Gallery of the Day: Survival

August 10, 2011


Survival is the top floor gallery out of three in the ‘animal stack’ at the National Museum of Scotland. As an atrium gallery,it has the Wildlife Panorama rising up through the middle*.

“What makes one animal species thrive and another die out? The ability of a species to adapt to its environment is key to its survival. Evolution and extinction are constantly happening, changing the diversity of life on Earth. What we do to the world around us affects these processes dramatically and threatens the survival of life as we know it.”

Central to this gallery are the topics of evolution and extinction. ‘Life Evolves’ covers topics such as natural and artificial selection, mutation and variation, speciation, and the all important question of what came first, the chicken or the egg? ‘New Life After Extinctions’ looks at the causes of extinction, and leads neatly into the final sections on human impact and threats to survival, including pollution and climate change, overfishing and flattened rain forests, hunting and poaching, as well as other threats such as diseases, hybridisation and alien predators. The gallery also features my favourite interactive from when we were testing the prototypes, the wolf reintroduction game. Finally, as we were leaving, I had a brief moment of amusement when a group of teenagers entered the gallery and one of them shouted “Look! Kung Fu!” as she spotted the Giant Panda.
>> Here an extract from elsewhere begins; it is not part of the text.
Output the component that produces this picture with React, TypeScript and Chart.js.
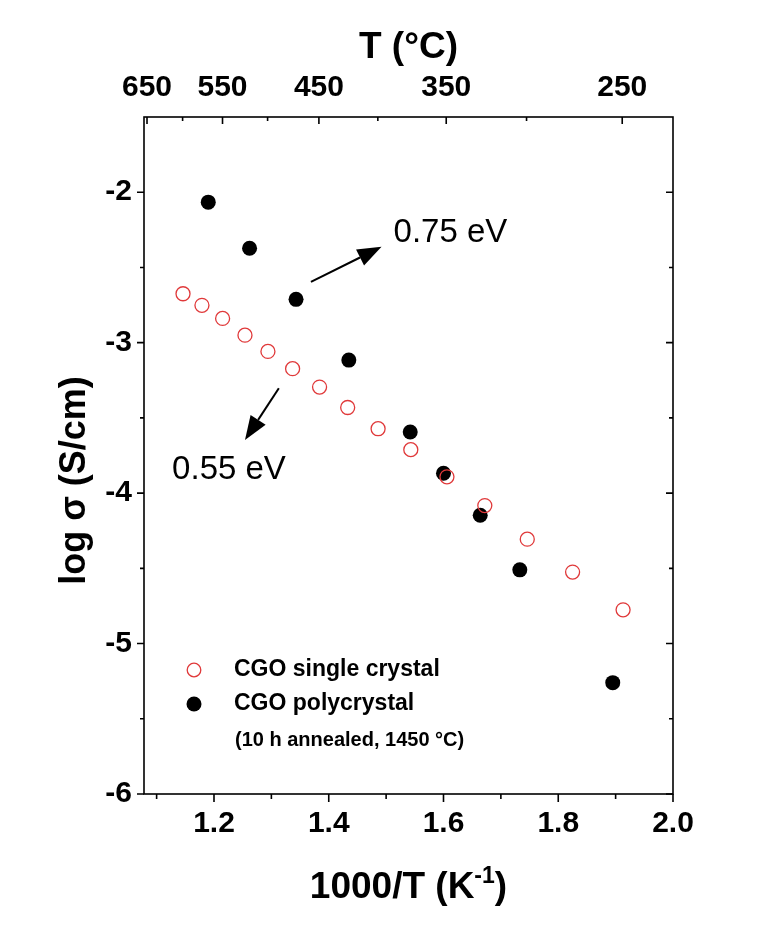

  • Dodo model and skeleton
  • Development of a chicken from yolk to chick
  • Giant Panda
  • Insects in amber

Things to do

  • Explore the life cycle of a Brazil nut tree and how it depends on the animals and plants in its environment
  • Watch the animal film footage on the screens in the Wildlife Panorama, there’s a good eye-level vantage point from this floor
  • Try your hand at reintroducing wolves to Scotland in the “Wild Things” game – you’ll need to balance the biodiversity of wolves and deer, as well as take the views and feelings of eco-tourists, birdwatchers, hunters, farmers and the local community on board.


*See the Animal World post for a description of the panorama.

** Please note that these are my own personal highlights and not necessarily recommended as such by the museum.